GIVEN INSTRUCTION:
The listing below must be repeated word for word, with its images excluded.

SUPPLIED INFORMATION:
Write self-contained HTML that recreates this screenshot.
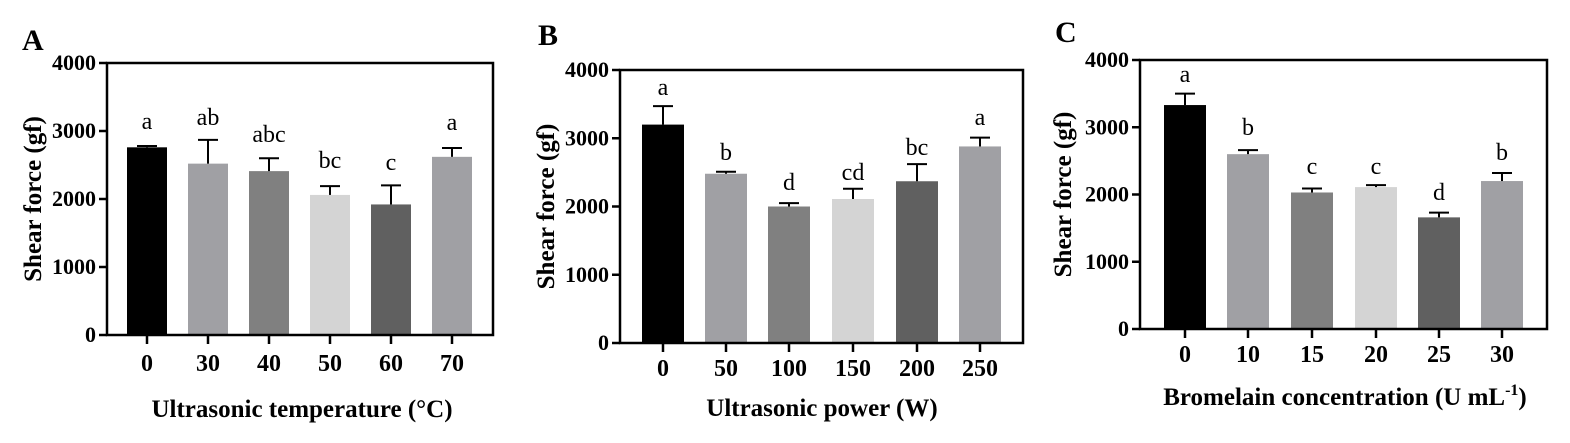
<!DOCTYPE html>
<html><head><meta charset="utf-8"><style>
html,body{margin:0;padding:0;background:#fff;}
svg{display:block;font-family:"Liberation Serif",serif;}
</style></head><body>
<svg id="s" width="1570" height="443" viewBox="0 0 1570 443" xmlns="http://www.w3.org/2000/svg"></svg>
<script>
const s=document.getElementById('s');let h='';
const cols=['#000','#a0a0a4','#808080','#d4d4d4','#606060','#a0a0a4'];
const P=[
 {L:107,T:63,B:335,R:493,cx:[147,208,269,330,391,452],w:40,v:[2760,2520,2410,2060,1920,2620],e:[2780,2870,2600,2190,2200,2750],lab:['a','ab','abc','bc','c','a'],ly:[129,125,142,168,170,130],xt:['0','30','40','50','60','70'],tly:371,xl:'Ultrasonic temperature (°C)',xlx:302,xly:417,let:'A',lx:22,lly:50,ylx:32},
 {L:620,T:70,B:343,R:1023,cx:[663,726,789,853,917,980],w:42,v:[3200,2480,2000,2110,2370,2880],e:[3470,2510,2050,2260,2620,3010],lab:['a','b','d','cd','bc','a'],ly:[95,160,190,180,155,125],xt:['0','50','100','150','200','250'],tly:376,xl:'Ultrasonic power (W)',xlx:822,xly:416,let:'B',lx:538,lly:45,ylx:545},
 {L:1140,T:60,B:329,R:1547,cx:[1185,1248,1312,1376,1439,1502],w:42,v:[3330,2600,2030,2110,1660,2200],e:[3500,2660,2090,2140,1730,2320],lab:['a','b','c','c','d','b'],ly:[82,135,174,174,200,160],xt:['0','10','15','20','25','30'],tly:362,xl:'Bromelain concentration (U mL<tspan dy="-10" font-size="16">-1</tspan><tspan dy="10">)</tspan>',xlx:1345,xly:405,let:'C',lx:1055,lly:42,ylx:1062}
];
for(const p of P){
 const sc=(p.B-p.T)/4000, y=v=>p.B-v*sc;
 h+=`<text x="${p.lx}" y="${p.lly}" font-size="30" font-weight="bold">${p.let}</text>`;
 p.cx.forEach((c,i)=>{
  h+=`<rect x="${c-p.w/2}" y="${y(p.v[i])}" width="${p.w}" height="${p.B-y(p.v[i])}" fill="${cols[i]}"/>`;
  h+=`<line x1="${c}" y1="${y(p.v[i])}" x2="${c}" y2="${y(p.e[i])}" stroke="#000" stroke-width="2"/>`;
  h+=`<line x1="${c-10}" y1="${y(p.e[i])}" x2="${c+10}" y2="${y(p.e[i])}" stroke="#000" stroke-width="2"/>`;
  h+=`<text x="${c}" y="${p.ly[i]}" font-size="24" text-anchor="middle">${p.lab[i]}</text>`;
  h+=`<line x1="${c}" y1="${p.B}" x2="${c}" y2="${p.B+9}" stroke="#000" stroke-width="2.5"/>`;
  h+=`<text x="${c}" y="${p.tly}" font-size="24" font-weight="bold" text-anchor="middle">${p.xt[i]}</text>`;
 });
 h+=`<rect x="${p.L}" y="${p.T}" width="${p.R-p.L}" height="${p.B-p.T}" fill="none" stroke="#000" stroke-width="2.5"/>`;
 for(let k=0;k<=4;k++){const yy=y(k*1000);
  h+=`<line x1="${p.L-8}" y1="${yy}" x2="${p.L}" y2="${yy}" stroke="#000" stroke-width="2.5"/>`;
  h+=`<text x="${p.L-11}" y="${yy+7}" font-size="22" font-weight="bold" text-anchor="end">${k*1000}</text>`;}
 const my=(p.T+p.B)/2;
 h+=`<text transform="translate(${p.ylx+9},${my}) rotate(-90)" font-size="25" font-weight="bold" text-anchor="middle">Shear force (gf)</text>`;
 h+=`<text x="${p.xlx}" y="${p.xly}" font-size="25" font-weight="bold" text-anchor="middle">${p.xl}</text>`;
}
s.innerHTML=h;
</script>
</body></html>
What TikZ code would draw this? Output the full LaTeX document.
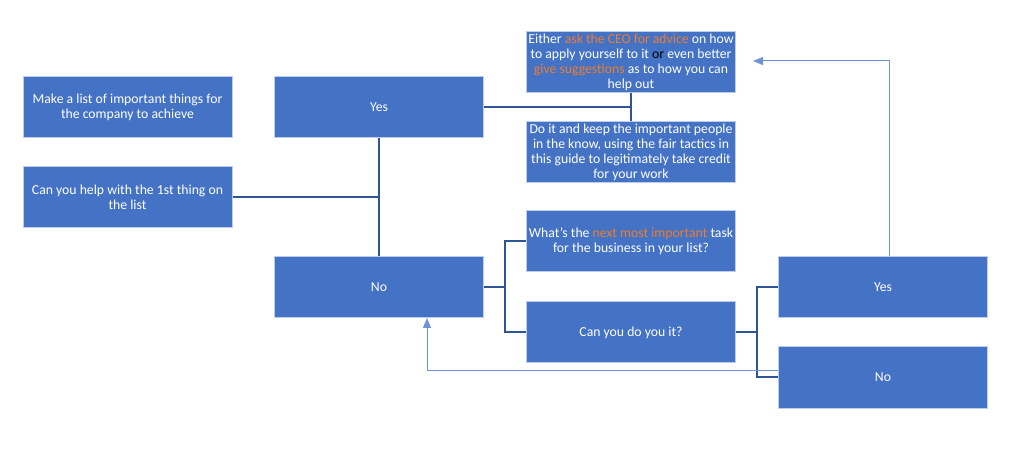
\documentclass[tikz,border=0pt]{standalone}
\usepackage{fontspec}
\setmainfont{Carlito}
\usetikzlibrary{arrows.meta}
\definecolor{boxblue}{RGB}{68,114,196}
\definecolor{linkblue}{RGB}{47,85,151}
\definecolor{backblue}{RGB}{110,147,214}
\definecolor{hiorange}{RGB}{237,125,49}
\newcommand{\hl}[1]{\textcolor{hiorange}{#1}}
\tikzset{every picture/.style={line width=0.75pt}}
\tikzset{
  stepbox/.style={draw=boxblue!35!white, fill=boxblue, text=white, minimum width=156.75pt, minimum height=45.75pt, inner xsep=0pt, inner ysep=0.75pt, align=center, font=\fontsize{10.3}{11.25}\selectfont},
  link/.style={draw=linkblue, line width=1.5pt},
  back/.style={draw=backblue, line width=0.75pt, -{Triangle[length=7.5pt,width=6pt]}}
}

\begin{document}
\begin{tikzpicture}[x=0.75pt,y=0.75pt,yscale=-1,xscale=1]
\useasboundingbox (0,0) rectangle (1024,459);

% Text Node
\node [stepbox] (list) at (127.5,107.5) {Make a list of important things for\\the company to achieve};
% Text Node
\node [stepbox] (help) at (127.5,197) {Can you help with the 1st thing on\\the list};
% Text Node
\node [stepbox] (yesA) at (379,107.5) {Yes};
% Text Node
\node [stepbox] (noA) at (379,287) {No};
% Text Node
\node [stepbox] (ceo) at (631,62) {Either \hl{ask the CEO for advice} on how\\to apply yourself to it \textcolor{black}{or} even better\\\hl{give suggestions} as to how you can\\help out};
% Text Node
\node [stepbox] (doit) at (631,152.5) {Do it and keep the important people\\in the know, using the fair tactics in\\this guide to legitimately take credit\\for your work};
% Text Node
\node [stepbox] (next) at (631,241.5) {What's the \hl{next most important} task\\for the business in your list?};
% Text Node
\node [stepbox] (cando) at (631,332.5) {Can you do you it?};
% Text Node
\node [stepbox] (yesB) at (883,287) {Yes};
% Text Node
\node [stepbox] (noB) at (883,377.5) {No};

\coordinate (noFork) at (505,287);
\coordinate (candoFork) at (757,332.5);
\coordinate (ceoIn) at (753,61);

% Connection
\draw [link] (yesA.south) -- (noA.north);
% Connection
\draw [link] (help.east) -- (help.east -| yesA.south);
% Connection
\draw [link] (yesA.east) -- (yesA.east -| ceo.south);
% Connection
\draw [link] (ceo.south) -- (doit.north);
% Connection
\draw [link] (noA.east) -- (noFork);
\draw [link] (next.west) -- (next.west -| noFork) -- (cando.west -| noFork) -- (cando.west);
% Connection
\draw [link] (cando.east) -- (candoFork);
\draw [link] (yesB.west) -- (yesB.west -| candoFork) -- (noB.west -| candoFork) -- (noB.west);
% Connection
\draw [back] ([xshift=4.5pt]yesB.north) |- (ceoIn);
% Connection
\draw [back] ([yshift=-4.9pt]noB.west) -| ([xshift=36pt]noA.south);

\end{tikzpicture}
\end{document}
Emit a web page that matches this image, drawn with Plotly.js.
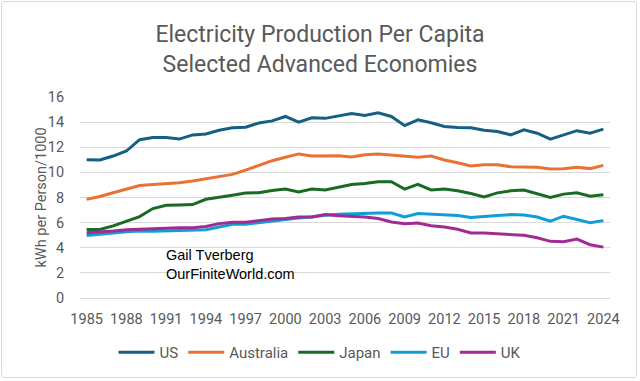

IN RESPONSE:
Write self-contained HTML that recreates this screenshot.
<!DOCTYPE html>
<html><head><meta charset="utf-8"><style>
html,body{margin:0;padding:0;background:#fff;}
svg{display:block;font-family:"Liberation Serif",serif;}
</style></head><body>
<svg id="s" width="1570" height="443" viewBox="0 0 1570 443" xmlns="http://www.w3.org/2000/svg"></svg>
<script>
const s=document.getElementById('s');let h='';
const cols=['#000','#a0a0a4','#808080','#d4d4d4','#606060','#a0a0a4'];
const P=[
 {L:107,T:63,B:335,R:493,cx:[147,208,269,330,391,452],w:40,v:[2760,2520,2410,2060,1920,2620],e:[2780,2870,2600,2190,2200,2750],lab:['a','ab','abc','bc','c','a'],ly:[129,125,142,168,170,130],xt:['0','30','40','50','60','70'],tly:371,xl:'Ultrasonic temperature (°C)',xlx:302,xly:417,let:'A',lx:22,lly:50,ylx:32},
 {L:620,T:70,B:343,R:1023,cx:[663,726,789,853,917,980],w:42,v:[3200,2480,2000,2110,2370,2880],e:[3470,2510,2050,2260,2620,3010],lab:['a','b','d','cd','bc','a'],ly:[95,160,190,180,155,125],xt:['0','50','100','150','200','250'],tly:376,xl:'Ultrasonic power (W)',xlx:822,xly:416,let:'B',lx:538,lly:45,ylx:545},
 {L:1140,T:60,B:329,R:1547,cx:[1185,1248,1312,1376,1439,1502],w:42,v:[3330,2600,2030,2110,1660,2200],e:[3500,2660,2090,2140,1730,2320],lab:['a','b','c','c','d','b'],ly:[82,135,174,174,200,160],xt:['0','10','15','20','25','30'],tly:362,xl:'Bromelain concentration (U mL<tspan dy="-10" font-size="16">-1</tspan><tspan dy="10">)</tspan>',xlx:1345,xly:405,let:'C',lx:1055,lly:42,ylx:1062}
];
for(const p of P){
 const sc=(p.B-p.T)/4000, y=v=>p.B-v*sc;
 h+=`<text x="${p.lx}" y="${p.lly}" font-size="30" font-weight="bold">${p.let}</text>`;
 p.cx.forEach((c,i)=>{
  h+=`<rect x="${c-p.w/2}" y="${y(p.v[i])}" width="${p.w}" height="${p.B-y(p.v[i])}" fill="${cols[i]}"/>`;
  h+=`<line x1="${c}" y1="${y(p.v[i])}" x2="${c}" y2="${y(p.e[i])}" stroke="#000" stroke-width="2"/>`;
  h+=`<line x1="${c-10}" y1="${y(p.e[i])}" x2="${c+10}" y2="${y(p.e[i])}" stroke="#000" stroke-width="2"/>`;
  h+=`<text x="${c}" y="${p.ly[i]}" font-size="24" text-anchor="middle">${p.lab[i]}</text>`;
  h+=`<line x1="${c}" y1="${p.B}" x2="${c}" y2="${p.B+9}" stroke="#000" stroke-width="2.5"/>`;
  h+=`<text x="${c}" y="${p.tly}" font-size="24" font-weight="bold" text-anchor="middle">${p.xt[i]}</text>`;
 });
 h+=`<rect x="${p.L}" y="${p.T}" width="${p.R-p.L}" height="${p.B-p.T}" fill="none" stroke="#000" stroke-width="2.5"/>`;
 for(let k=0;k<=4;k++){const yy=y(k*1000);
  h+=`<line x1="${p.L-8}" y1="${yy}" x2="${p.L}" y2="${yy}" stroke="#000" stroke-width="2.5"/>`;
  h+=`<text x="${p.L-11}" y="${yy+7}" font-size="22" font-weight="bold" text-anchor="end">${k*1000}</text>`;}
 const my=(p.T+p.B)/2;
 h+=`<text transform="translate(${p.ylx+9},${my}) rotate(-90)" font-size="25" font-weight="bold" text-anchor="middle">Shear force (gf)</text>`;
 h+=`<text x="${p.xlx}" y="${p.xly}" font-size="25" font-weight="bold" text-anchor="middle">${p.xl}</text>`;
}
s.innerHTML=h;
</script>
</body></html>
What TikZ code would draw this? Output the full LaTeX document.
\documentclass[tikz,border=0pt]{standalone}
\usepackage{fontspec}
\setmainfont{Carlito}
\usetikzlibrary{arrows.meta}
\definecolor{boxblue}{RGB}{68,114,196}
\definecolor{linkblue}{RGB}{47,85,151}
\definecolor{backblue}{RGB}{110,147,214}
\definecolor{hiorange}{RGB}{237,125,49}
\newcommand{\hl}[1]{\textcolor{hiorange}{#1}}
\tikzset{every picture/.style={line width=0.75pt}}
\tikzset{
  stepbox/.style={draw=boxblue!35!white, fill=boxblue, text=white, minimum width=156.75pt, minimum height=45.75pt, inner xsep=0pt, inner ysep=0.75pt, align=center, font=\fontsize{10.3}{11.25}\selectfont},
  link/.style={draw=linkblue, line width=1.5pt},
  back/.style={draw=backblue, line width=0.75pt, -{Triangle[length=7.5pt,width=6pt]}}
}

\begin{document}
\begin{tikzpicture}[x=0.75pt,y=0.75pt,yscale=-1,xscale=1]
\useasboundingbox (0,0) rectangle (1024,459);

% Text Node
\node [stepbox] (list) at (127.5,107.5) {Make a list of important things for\\the company to achieve};
% Text Node
\node [stepbox] (help) at (127.5,197) {Can you help with the 1st thing on\\the list};
% Text Node
\node [stepbox] (yesA) at (379,107.5) {Yes};
% Text Node
\node [stepbox] (noA) at (379,287) {No};
% Text Node
\node [stepbox] (ceo) at (631,62) {Either \hl{ask the CEO for advice} on how\\to apply yourself to it \textcolor{black}{or} even better\\\hl{give suggestions} as to how you can\\help out};
% Text Node
\node [stepbox] (doit) at (631,152.5) {Do it and keep the important people\\in the know, using the fair tactics in\\this guide to legitimately take credit\\for your work};
% Text Node
\node [stepbox] (next) at (631,241.5) {What's the \hl{next most important} task\\for the business in your list?};
% Text Node
\node [stepbox] (cando) at (631,332.5) {Can you do you it?};
% Text Node
\node [stepbox] (yesB) at (883,287) {Yes};
% Text Node
\node [stepbox] (noB) at (883,377.5) {No};

\coordinate (noFork) at (505,287);
\coordinate (candoFork) at (757,332.5);
\coordinate (ceoIn) at (753,61);

% Connection
\draw [link] (yesA.south) -- (noA.north);
% Connection
\draw [link] (help.east) -- (help.east -| yesA.south);
% Connection
\draw [link] (yesA.east) -- (yesA.east -| ceo.south);
% Connection
\draw [link] (ceo.south) -- (doit.north);
% Connection
\draw [link] (noA.east) -- (noFork);
\draw [link] (next.west) -- (next.west -| noFork) -- (cando.west -| noFork) -- (cando.west);
% Connection
\draw [link] (cando.east) -- (candoFork);
\draw [link] (yesB.west) -- (yesB.west -| candoFork) -- (noB.west -| candoFork) -- (noB.west);
% Connection
\draw [back] ([xshift=4.5pt]yesB.north) |- (ceoIn);
% Connection
\draw [back] ([yshift=-4.9pt]noB.west) -| ([xshift=36pt]noA.south);

\end{tikzpicture}
\end{document}
Emit a web page that matches this image, drawn with Plotly.js.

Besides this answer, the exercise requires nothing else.